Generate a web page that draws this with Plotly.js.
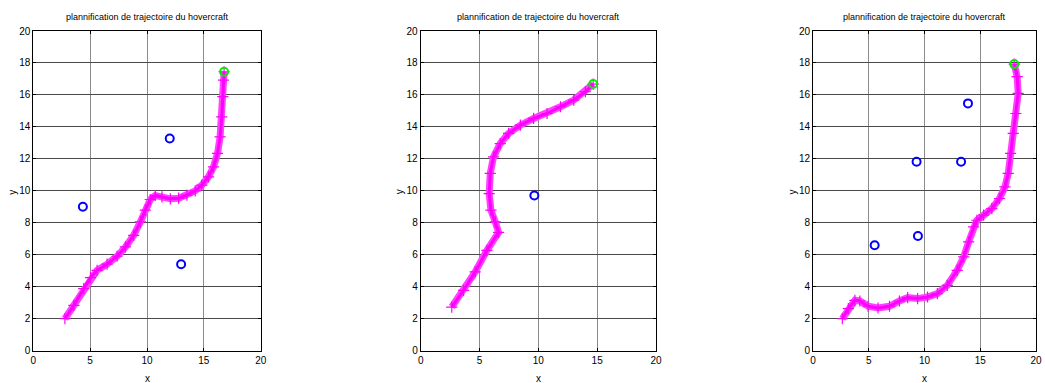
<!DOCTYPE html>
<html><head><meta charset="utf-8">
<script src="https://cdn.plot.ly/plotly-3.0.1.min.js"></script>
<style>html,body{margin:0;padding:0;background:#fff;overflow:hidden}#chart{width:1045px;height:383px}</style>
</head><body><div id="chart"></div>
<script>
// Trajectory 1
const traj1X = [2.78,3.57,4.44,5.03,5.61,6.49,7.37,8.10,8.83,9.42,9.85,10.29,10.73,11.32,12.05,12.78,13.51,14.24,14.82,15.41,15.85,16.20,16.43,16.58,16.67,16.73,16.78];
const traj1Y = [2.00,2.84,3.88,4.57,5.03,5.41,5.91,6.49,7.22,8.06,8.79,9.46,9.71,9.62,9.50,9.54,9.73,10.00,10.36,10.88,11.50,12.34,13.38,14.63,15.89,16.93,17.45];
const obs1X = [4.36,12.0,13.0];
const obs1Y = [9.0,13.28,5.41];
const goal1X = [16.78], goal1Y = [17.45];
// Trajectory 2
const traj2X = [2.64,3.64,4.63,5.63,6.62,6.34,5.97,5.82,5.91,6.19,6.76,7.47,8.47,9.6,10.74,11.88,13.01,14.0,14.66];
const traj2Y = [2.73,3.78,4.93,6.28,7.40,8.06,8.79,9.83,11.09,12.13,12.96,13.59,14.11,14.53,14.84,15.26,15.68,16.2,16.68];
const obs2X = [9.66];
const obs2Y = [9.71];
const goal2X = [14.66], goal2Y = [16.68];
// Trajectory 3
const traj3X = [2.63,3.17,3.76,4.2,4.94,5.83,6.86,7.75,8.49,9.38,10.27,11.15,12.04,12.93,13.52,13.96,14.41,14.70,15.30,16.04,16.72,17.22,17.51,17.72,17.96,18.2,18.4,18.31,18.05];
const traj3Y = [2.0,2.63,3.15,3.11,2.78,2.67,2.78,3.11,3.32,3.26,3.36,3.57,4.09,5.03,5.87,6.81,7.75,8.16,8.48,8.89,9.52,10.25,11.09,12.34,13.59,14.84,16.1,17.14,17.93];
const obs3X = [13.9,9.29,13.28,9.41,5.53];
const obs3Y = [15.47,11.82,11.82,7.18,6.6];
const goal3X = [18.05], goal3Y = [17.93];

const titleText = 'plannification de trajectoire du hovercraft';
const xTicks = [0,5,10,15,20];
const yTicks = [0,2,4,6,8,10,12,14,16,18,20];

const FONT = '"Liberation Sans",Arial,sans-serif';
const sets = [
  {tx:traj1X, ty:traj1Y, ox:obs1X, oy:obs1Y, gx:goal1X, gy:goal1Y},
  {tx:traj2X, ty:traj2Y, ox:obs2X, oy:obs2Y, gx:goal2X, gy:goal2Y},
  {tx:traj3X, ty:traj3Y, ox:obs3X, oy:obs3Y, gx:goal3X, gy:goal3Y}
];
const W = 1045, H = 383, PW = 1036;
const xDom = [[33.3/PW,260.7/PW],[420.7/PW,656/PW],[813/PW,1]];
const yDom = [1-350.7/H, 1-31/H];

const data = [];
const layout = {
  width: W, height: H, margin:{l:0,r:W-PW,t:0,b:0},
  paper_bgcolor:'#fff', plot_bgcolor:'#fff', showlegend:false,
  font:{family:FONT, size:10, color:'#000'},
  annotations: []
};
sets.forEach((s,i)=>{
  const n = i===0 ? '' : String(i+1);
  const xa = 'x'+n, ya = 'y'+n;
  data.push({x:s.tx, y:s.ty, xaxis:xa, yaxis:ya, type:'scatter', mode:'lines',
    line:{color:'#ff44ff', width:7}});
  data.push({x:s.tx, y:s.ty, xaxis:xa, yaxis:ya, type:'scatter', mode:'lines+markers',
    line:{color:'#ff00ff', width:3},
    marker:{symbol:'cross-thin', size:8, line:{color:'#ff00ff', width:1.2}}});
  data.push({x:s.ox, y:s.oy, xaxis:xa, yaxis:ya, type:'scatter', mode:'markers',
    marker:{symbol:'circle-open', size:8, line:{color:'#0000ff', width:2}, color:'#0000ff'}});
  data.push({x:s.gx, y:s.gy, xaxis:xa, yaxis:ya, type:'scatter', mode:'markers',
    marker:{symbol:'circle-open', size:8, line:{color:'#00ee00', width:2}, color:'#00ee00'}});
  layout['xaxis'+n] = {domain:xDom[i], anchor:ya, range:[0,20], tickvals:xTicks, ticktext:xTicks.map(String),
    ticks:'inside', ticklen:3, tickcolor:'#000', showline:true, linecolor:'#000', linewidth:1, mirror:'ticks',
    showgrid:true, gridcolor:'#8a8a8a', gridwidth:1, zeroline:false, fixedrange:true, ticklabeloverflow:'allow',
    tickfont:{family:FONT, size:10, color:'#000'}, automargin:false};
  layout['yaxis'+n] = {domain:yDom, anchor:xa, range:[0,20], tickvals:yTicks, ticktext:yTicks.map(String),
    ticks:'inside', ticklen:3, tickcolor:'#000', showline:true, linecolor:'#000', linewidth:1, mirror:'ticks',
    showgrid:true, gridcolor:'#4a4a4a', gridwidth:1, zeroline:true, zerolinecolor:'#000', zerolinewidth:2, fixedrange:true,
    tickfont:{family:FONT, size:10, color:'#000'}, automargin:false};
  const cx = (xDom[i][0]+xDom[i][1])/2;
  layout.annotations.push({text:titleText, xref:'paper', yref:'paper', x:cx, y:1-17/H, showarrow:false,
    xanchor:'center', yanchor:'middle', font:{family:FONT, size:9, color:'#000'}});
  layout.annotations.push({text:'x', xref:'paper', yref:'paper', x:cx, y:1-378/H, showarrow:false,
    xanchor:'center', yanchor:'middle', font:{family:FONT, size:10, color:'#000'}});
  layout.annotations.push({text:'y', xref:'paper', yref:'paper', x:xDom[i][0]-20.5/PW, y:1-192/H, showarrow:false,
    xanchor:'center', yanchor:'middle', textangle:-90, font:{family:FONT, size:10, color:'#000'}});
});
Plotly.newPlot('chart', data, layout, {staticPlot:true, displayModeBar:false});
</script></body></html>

• • • • • • •

> Task statement
Make an exact copy of the lines from the top of the material through the line with "const yDom = [1-350.7/H, 1-31/H];", pictures excluded.

> Response to this exercise
Generate a web page that draws this with Plotly.js.
<!DOCTYPE html>
<html><head><meta charset="utf-8">
<script src="https://cdn.plot.ly/plotly-3.0.1.min.js"></script>
<style>html,body{margin:0;padding:0;background:#fff;overflow:hidden}#chart{width:1045px;height:383px}</style>
</head><body><div id="chart"></div>
<script>
// Trajectory 1
const traj1X = [2.78,3.57,4.44,5.03,5.61,6.49,7.37,8.10,8.83,9.42,9.85,10.29,10.73,11.32,12.05,12.78,13.51,14.24,14.82,15.41,15.85,16.20,16.43,16.58,16.67,16.73,16.78];
const traj1Y = [2.00,2.84,3.88,4.57,5.03,5.41,5.91,6.49,7.22,8.06,8.79,9.46,9.71,9.62,9.50,9.54,9.73,10.00,10.36,10.88,11.50,12.34,13.38,14.63,15.89,16.93,17.45];
const obs1X = [4.36,12.0,13.0];
const obs1Y = [9.0,13.28,5.41];
const goal1X = [16.78], goal1Y = [17.45];
// Trajectory 2
const traj2X = [2.64,3.64,4.63,5.63,6.62,6.34,5.97,5.82,5.91,6.19,6.76,7.47,8.47,9.6,10.74,11.88,13.01,14.0,14.66];
const traj2Y = [2.73,3.78,4.93,6.28,7.40,8.06,8.79,9.83,11.09,12.13,12.96,13.59,14.11,14.53,14.84,15.26,15.68,16.2,16.68];
const obs2X = [9.66];
const obs2Y = [9.71];
const goal2X = [14.66], goal2Y = [16.68];
// Trajectory 3
const traj3X = [2.63,3.17,3.76,4.2,4.94,5.83,6.86,7.75,8.49,9.38,10.27,11.15,12.04,12.93,13.52,13.96,14.41,14.70,15.30,16.04,16.72,17.22,17.51,17.72,17.96,18.2,18.4,18.31,18.05];
const traj3Y = [2.0,2.63,3.15,3.11,2.78,2.67,2.78,3.11,3.32,3.26,3.36,3.57,4.09,5.03,5.87,6.81,7.75,8.16,8.48,8.89,9.52,10.25,11.09,12.34,13.59,14.84,16.1,17.14,17.93];
const obs3X = [13.9,9.29,13.28,9.41,5.53];
const obs3Y = [15.47,11.82,11.82,7.18,6.6];
const goal3X = [18.05], goal3Y = [17.93];

const titleText = 'plannification de trajectoire du hovercraft';
const xTicks = [0,5,10,15,20];
const yTicks = [0,2,4,6,8,10,12,14,16,18,20];

const FONT = '"Liberation Sans",Arial,sans-serif';
const sets = [
  {tx:traj1X, ty:traj1Y, ox:obs1X, oy:obs1Y, gx:goal1X, gy:goal1Y},
  {tx:traj2X, ty:traj2Y, ox:obs2X, oy:obs2Y, gx:goal2X, gy:goal2Y},
  {tx:traj3X, ty:traj3Y, ox:obs3X, oy:obs3Y, gx:goal3X, gy:goal3Y}
];
const W = 1045, H = 383, PW = 1036;
const xDom = [[33.3/PW,260.7/PW],[420.7/PW,656/PW],[813/PW,1]];
const yDom = [1-350.7/H, 1-31/H];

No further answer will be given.